Throughout the conflict, As­sad has positioned himself as the moderate guardian of the country’s endangered minorities and the stalwart defender of the country’s newly liberated economic elite.
It’s a public message that, given the barbarity of the regime’s jihadist opposition, appears more persua­sive by the day.
Furthermore, Assad, along with his Russian and Iranian backers, claims an electoral legitimacy de­nied to those who seek to displace it. In the 2014 elections, Assad and the Ba’ath Party he leads were re­turned for their third successive term with 88.7% of the vote, which seems at face value, like an impres­sive achievement for a government denounced around the world for its barbarity and cruelty.
However, with conditions for electoral fairness abysmally lack­ing and with voting restricted to the approximately 40% of Syrian territory under government con­trol, the results were hardly a ring­ing endorsement of Assad’s suc­cess.
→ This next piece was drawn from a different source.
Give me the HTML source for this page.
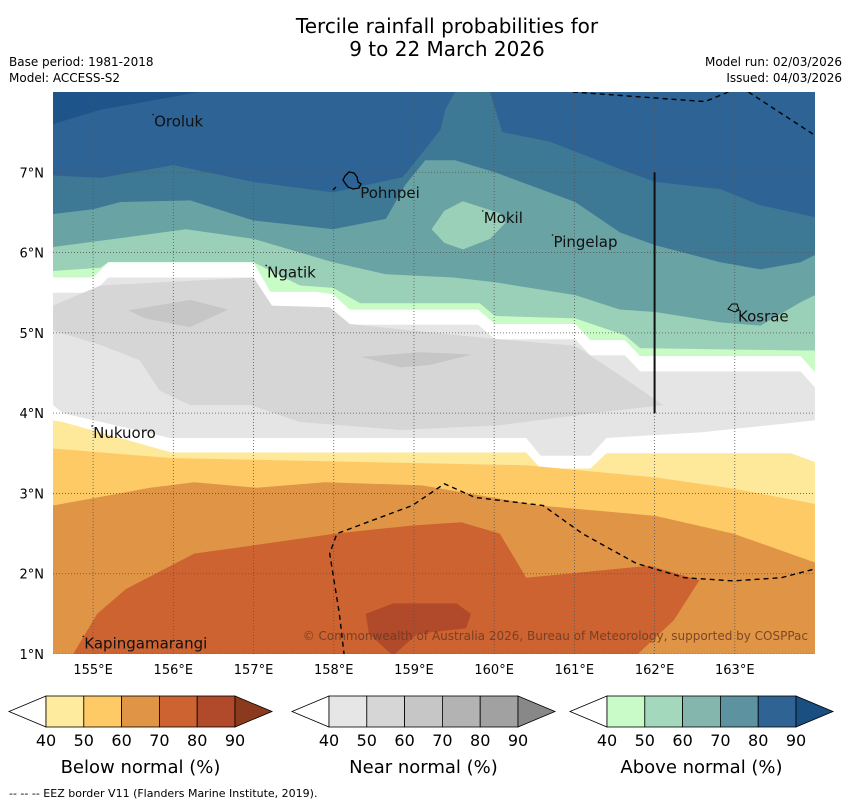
<!DOCTYPE html>
<html><head><meta charset="utf-8">
<style>
body{margin:0;background:#fff;width:850px;height:804px;overflow:hidden;font-family:"DejaVu Sans","Liberation Sans",sans-serif;}
svg{position:absolute;left:0;top:0;}
</style></head>
<body>
<svg id="chart" width="850" height="804" xmlns="http://www.w3.org/2000/svg">
<text x="447" y="33" font-size="20" text-anchor="middle" fill="#000">Tercile rainfall probabilities for</text>
<text x="447" y="56" font-size="20" text-anchor="middle" fill="#000">9 to 22 March 2026</text>
<text x="9" y="66" font-size="12">Base period: 1981-2018</text>
<text x="9" y="82" font-size="12">Model: ACCESS-S2</text>
<text x="842" y="66" font-size="12" text-anchor="end">Model run: 02/03/2026</text>
<text x="842" y="82" font-size="12" text-anchor="end">Issued: 04/03/2026</text>
<g id="map"></g>
<g id="bars"></g>
<text x="9" y="797" font-size="11">--  --  -- EEZ border V11 (Flanders Marine Institute, 2019).</text>
</svg>
<script>
// axis extents
const lonMin=154.5, lonMax=164.0, latMin=1.0, latMax=8.0;
const lonTicks=[155,156,157,158,159,160,161,162,163];
const latTicks=[1,2,3,4,5,6,7];
// contour boundaries [lon,lat]
const bDark=[[154.5,7.60],[155.09,7.78],[156.33,8.0]];
const b70=[[154.5,6.96],[155.09,6.93],[156.0,7.09],[157.0,6.88],[157.99,6.75],[158.86,6.94],[159.11,7.25],[159.33,7.53],[159.39,7.78],[159.51,8.0],[159.95,8.0],[160.10,7.50],[160.70,7.38],[161.57,7.04],[162.01,6.88],[162.82,6.79],[163.32,6.59],[164.0,6.44]];
const b60=[[154.5,6.48],[155.0,6.54],[155.34,6.63],[156.21,6.65],[157.0,6.40],[157.99,6.29],[158.65,6.42],[158.89,6.84],[159.14,7.15],[159.51,7.15],[160.01,7.0],[161.01,6.63],[161.57,6.25],[162.01,6.09],[162.82,5.88],[163.32,5.79],[163.82,5.88],[164.0,5.97]];
const b50=[[154.5,6.07],[155.34,6.18],[156.16,6.29],[157.0,6.17],[157.99,5.88],[158.65,5.73],[159.49,5.69],[160.01,5.63],[161.01,5.47],[161.57,5.29],[162.01,5.26],[162.82,5.13],[163.32,5.09],[163.82,5.38],[164.0,5.47]];
const mokil=[[159.22,6.29],[159.38,6.52],[159.61,6.64],[160.07,6.49],[160.14,6.37],[159.95,6.17],[159.61,6.04],[159.38,6.12]];
const b40=[[154.5,5.77],[155.09,5.81],[155.19,5.88],[157.0,5.88],[157.58,5.59],[157.99,5.56],[158.33,5.37],[159.82,5.37],[160.01,5.21],[161.01,5.18],[161.63,4.97],[161.82,4.81],[163.82,4.78],[164.0,4.78]];
const bWhite=[[154.5,5.69],[155.0,5.69],[155.19,5.88],[157.0,5.88],[157.21,5.51],[157.78,5.51],[157.99,5.48],[158.20,5.29],[159.80,5.29],[160.01,5.11],[161.01,5.11],[161.20,4.91],[161.63,4.91],[161.82,4.71],[163.82,4.71],[164.0,4.51]];
const bGray=[[154.5,5.50],[155.0,5.50],[155.19,5.69],[157.0,5.69],[157.21,5.32],[157.78,5.32],[157.99,5.29],[158.20,5.10],[159.80,5.10],[160.01,4.92],[161.01,4.92],[161.20,4.72],[161.63,4.72],[161.82,4.52],[163.82,4.52],[164.0,4.32]];
const gray50=[[154.5,5.34],[155.09,5.59],[157.0,5.69],[157.23,5.34],[157.95,5.32],[158.20,5.11],[159.95,4.93],[161.01,4.84],[161.57,4.47],[162.11,4.10],[161.32,4.01],[160.07,3.85],[158.83,3.79],[157.58,3.89],[156.96,4.10],[156.21,4.10],[155.83,4.28],[155.58,4.66],[155.09,4.85],[154.5,5.03]];
const gray60a=[[155.44,5.28],[156.21,5.41],[156.68,5.29],[156.21,5.07],[155.65,5.18]];
const gray60b=[[158.35,4.70],[159.08,4.76],[159.72,4.73],[159.20,4.60],[158.83,4.57]];
const bWhite2=[[154.5,4.10],[154.62,4.0],[155.96,3.69],[160.40,3.69],[160.58,3.47],[161.20,3.47],[161.40,3.69],[162.57,3.76],[164.0,3.91]];
const bY40=[[154.5,3.91],[154.62,3.89],[155.98,3.51],[160.40,3.51],[160.58,3.31],[161.20,3.31],[161.40,3.50],[163.70,3.50],[164.0,3.39]];
const bY50=[[154.5,3.56],[155.98,3.44],[160.40,3.35],[162.01,3.20],[162.98,3.06],[164.0,2.87]];
const bO60=[[154.5,2.85],[155.71,3.07],[156.26,3.14],[157.04,3.07],[157.89,3.14],[159.10,3.10],[160.56,2.85],[162.01,2.72],[162.98,2.50],[164.0,2.14]];
const red70=[[154.74,0.98],[155.05,1.50],[155.41,1.81],[156.26,2.25],[156.98,2.35],[158.02,2.50],[158.98,2.60],[159.59,2.64],[160.07,2.50],[160.40,1.95],[161.94,2.10],[162.56,1.92],[162.24,1.42],[161.77,0.98]];
const red80=[[158.40,1.50],[158.74,1.63],[159.53,1.63],[159.71,1.50],[159.65,1.32],[159.04,1.25],[158.74,0.98],[158.44,1.25]];
const eezSouth=[[158.13,0.98],[158.07,1.50],[157.95,2.25],[158.04,2.50],[158.98,2.85],[159.38,3.12],[159.76,2.95],[160.61,2.85],[161.10,2.50],[161.77,2.13],[162.37,1.95],[162.98,1.91],[163.58,1.95],[164.0,2.06]];
const eezNorth1=[[160.98,8.0],[162.63,7.88],[162.92,8.0]];
const eezNorth2=[[163.17,8.0],[164.0,7.46]];
const places=["Oroluk","Pohnpei","Mokil","Pingelap","Ngatik","Kosrae","Nukuoro","Kapingamarangi"];
const placeLon=[155.76,158.33,159.87,160.74,157.17,163.04,155.0,154.89];
const placeLat=[7.57,6.68,6.37,6.07,5.69,5.14,3.69,1.07];
// colorbars
const barTitles=["Below normal (%)","Near normal (%)","Above normal (%)"];
const barLevels=[40,50,60,70,80,90];
const barColors=[["#feeb9e","#fdca66","#e09445","#cc6331","#b04a2a","#8b3a1e"],["#e6e6e6","#d6d6d6","#c6c6c6","#b3b3b3","#a1a1a1","#888888"],["#c9fbc9","#a3d8bc","#84b6ae","#5d93a0","#2f6393","#1a4f82"]];

const X0=53,X1=815,Y0=92,Y1=654;
const xs=l=>X0+(l-lonMin)/(lonMax-lonMin)*(X1-X0);
const ys=l=>Y0+(latMax-l)/(latMax-latMin)*(Y1-Y0);
const NS="http://www.w3.org/2000/svg";
const map=document.getElementById('map');
function mk(tag,attrs,parent){const e=document.createElementNS(NS,tag);for(const k in attrs)e.setAttribute(k,attrs[k]);(parent||map).appendChild(e);return e;}
const pts=a=>a.map(p=>xs(p[0]).toFixed(1)+','+ys(p[1]).toFixed(1)).join(' ');
function below(b){return b.concat([[lonMax,latMin],[lonMin,latMin]]);}
const defs=mk('defs',{});
const cp=mk('clipPath',{id:'clip'},defs);
mk('rect',{x:X0,y:Y0,width:X1-X0,height:Y1-Y0},cp);
const g=mk('g',{'clip-path':'url(#clip)'});
function poly(a,fill,name){const p=mk('polygon',{points:pts(a),fill:fill},g);

return p;}
poly([[lonMin,latMax],[lonMax,latMax],[lonMax,latMin],[lonMin,latMin]],'#2e6395','region-above-80');
poly(bDark.concat([[lonMin,latMax]]),'#1d5489','region-above-90');
poly(below(b70),'#3d7894','region-above-70');
poly(below(b60),'#6aa3a4','region-above-60');
poly(below(b50),'#9bd0b8','region-above-50');
poly(mokil,'#9bd0b8','region-mokil-above-50');
poly(below(b40),'#c8fbc6','region-above-40');
poly(below(bWhite),'#ffffff','region-no-signal-north');
poly(below(bGray),'#e5e5e5','region-near-40');
poly(gray50,'#d6d6d6','region-near-50');
poly(gray60a,'#c6c6c6','region-near-60-west');
poly(gray60b,'#c6c6c6','region-near-60-east');
poly(below(bWhite2),'#ffffff','region-no-signal-south');
poly(below(bY40),'#fee89a','region-below-40');
poly(below(bY50),'#fdca66','region-below-50');
poly(below(bO60),'#e09445','region-below-60');
poly(red70,'#cc6331','region-below-70');
poly(red80,'#b04a2a','region-below-80');
// grid
lonTicks.forEach(t=>{const l=mk('line',{x1:xs(t),x2:xs(t),y1:Y0,y2:Y1,stroke:'#555','stroke-width':0.8,'stroke-dasharray':'1,2'},g);


const tx=mk('text',{x:xs(t),y:674,'font-size':13,'text-anchor':'middle'});tx.textContent=t+'°E';

});
latTicks.forEach(t=>{const l=mk('line',{x1:X0,x2:X1,y1:ys(t),y2:ys(t),stroke:'#555','stroke-width':0.8,'stroke-dasharray':'1,2'},g);


const tx=mk('text',{x:44,y:ys(t)+5,'font-size':13,'text-anchor':'end'});tx.textContent=t+'°N';

});
// EEZ
[eezSouth,eezNorth1,eezNorth2].forEach(a=>{const l=mk('polyline',{points:pts(a),fill:'none',stroke:'#000','stroke-width':1.4,'stroke-dasharray':'5,4'},g);

});
const vl=mk('line',{x1:xs(162),x2:xs(162),y1:ys(7),y2:ys(4),stroke:'#111','stroke-width':2},g);


// islands
const ip=mk('path',{d:'M345,176 l4,-4 l5,1 l3,4 l1,5 l3,2 l-2,4 l-6,1 l-5,-2 l-3,-4 l-2,-3 z M336,187 l-3,3',fill:'none',stroke:'#000','stroke-width':1.3},g);


const ik=mk('path',{d:'M728,309 l4,-5 l5,0 l2,6 l-4,2 z',fill:'none',stroke:'#000','stroke-width':1},g);


places.forEach((n,i)=>{const t=mk('text',{x:xs(placeLon[i]),y:ys(placeLat[i]),'font-size':15,fill:'#111'},g);t.textContent=n;


const d=mk('circle',{cx:xs(placeLon[i])-1,cy:ys(placeLat[i])-12,r:0.8,fill:'#111'},g);

});
const cr=mk('text',{x:808,y:640,'font-size':12,'text-anchor':'end',fill:'#6b3a22','fill-opacity':0.85},g);
cr.textContent='© Commonwealth of Australia 2026, Bureau of Meteorology, supported by COSPPac';


// colorbars
const bars=document.getElementById('bars');
const barX=[46,329,607], cw=37.8, by=696, bh=31;
barTitles.forEach((title,b)=>{
 const x0=barX[b];
 const lt=mk('polygon',{points:`${x0},${by} ${x0-37},${by+bh/2} ${x0},${by+bh}`,fill:'#fff',stroke:'#000','stroke-width':0.8},bars);
 
 
 for(let i=0;i<5;i++){const r=mk('rect',{x:x0+i*cw,y:by,width:cw,height:bh,fill:barColors[b][i],stroke:'#000','stroke-width':0.8},bars);
 
 }
 const xe=x0+5*cw;
 const rt=mk('polygon',{points:`${xe},${by} ${xe+37},${by+bh/2} ${xe},${by+bh}`,fill:barColors[b][5],stroke:'#000','stroke-width':0.8},bars);
 
 
 barLevels.forEach((v,i)=>{const t=mk('text',{x:x0+i*cw,y:746,'font-size':16,'text-anchor':'middle'},bars);t.textContent=v;
 
 });
 const tt=mk('text',{x:x0+2.5*cw,y:773,'font-size':18,'text-anchor':'middle'},bars);tt.textContent=title;
 
 
});
</script>
</body></html>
The European Union branded the results “illegitimate” and for­mer US Secretary of State John Kerry dismissed them as a “great big zero.”
All the same, despite the intense­ly divisive nature of his regime, Assad’s government remains in power. Traffic runs in the streets of Damascus, taxes are paid, the army remains loyal to his command and the government civil service ad­ministers his government’s edicts.
However, public acquiescence to Assad’s rule should not be conflat­ed with public support for Bashar Assad so much as the regime forged by his father, which many urban Syrians regard as a bulwark against the anarchy and coups that preceded it.
The collective scar left by those years, allied to Assad’s much pub­licised early liberalisation of the economy, have created a section of Syrian society that has come to re­gard its own future as firmly vested in that of the regime’s.
Much of that economic strata exists within and around the As­sad family. In 2011, the Middle East Institute estimated that ownership of major telecommunications, en­ergy and construction industries remained within the hands of no more than 200 individuals. The same year, the Financial Times suggested Assad’s cousin, Rami Makhlouf, might indirectly control up to as much as 60% of the nation­al economy.
“The Assad regime and the elites that support the Syrian Arab Re­public exist in a symbiotic relation­ship that has mostly endured over the course of the civil war,” Nicho­las A. Heras, a Bacevich Fellow at the Centre for a New American Se­curity, said in e-mailed comments. “For many of these elites, they are investing their support in the As­sad regime in the expectation of its eventual victory,” rather than out of any overwhelming loyalty to its leadership.
However, beneath this super elite, lies a deeper foundation of small and medium-sized business owners, who likely want nothing more than to continue enjoying an improved standard of living with­out the disruption of widespread political upheaval.
Many of these, Heras said, “are urban and near suburban, middle-class Sunni Arabs who make up the business and administrative strata of the state and lower-middle-class and working-class Sunni Arabs that continue to fight in the Syrian Arab Army or in adjutant militias. With­out a Sunni Arab foundation of support in urban areas, the Syrian Arab Republic that houses the As­sad regime could not stand.”
However, with the hawks circling the skies over Damascus, questions over how long the regime may con­tinue to enjoy the support of a base with little personal loyalty to its leader are growing more pressing. What is likely of more immediate concern to the regime’s backers is what might happen to them should it ever tumble.
For Heras, any sudden attempt to topple the Damascus regime would be to risk opening even wider the Pandora’s box that has spilled so many evils onto Syria’s soil.
“The Alawi core of the Syrian Arab Republic’s intelligence and se­curity services would withdraw as much military hardware as it could to western coastal provinces…,” he said, “and the Iranian-backed Shia militia forces that fight with the Syrian Arab Army would viciously contest rebel forces.
“Damascus would likely not be completely under the control of the armed opposition, and there would be pockets of either Assad forces or Iranian-backed Shia militias in the city. It would be a mess that would dwarf Tripoli, Libya or Mogadishu, Somalia in terms of militia conflict and bloodshed.”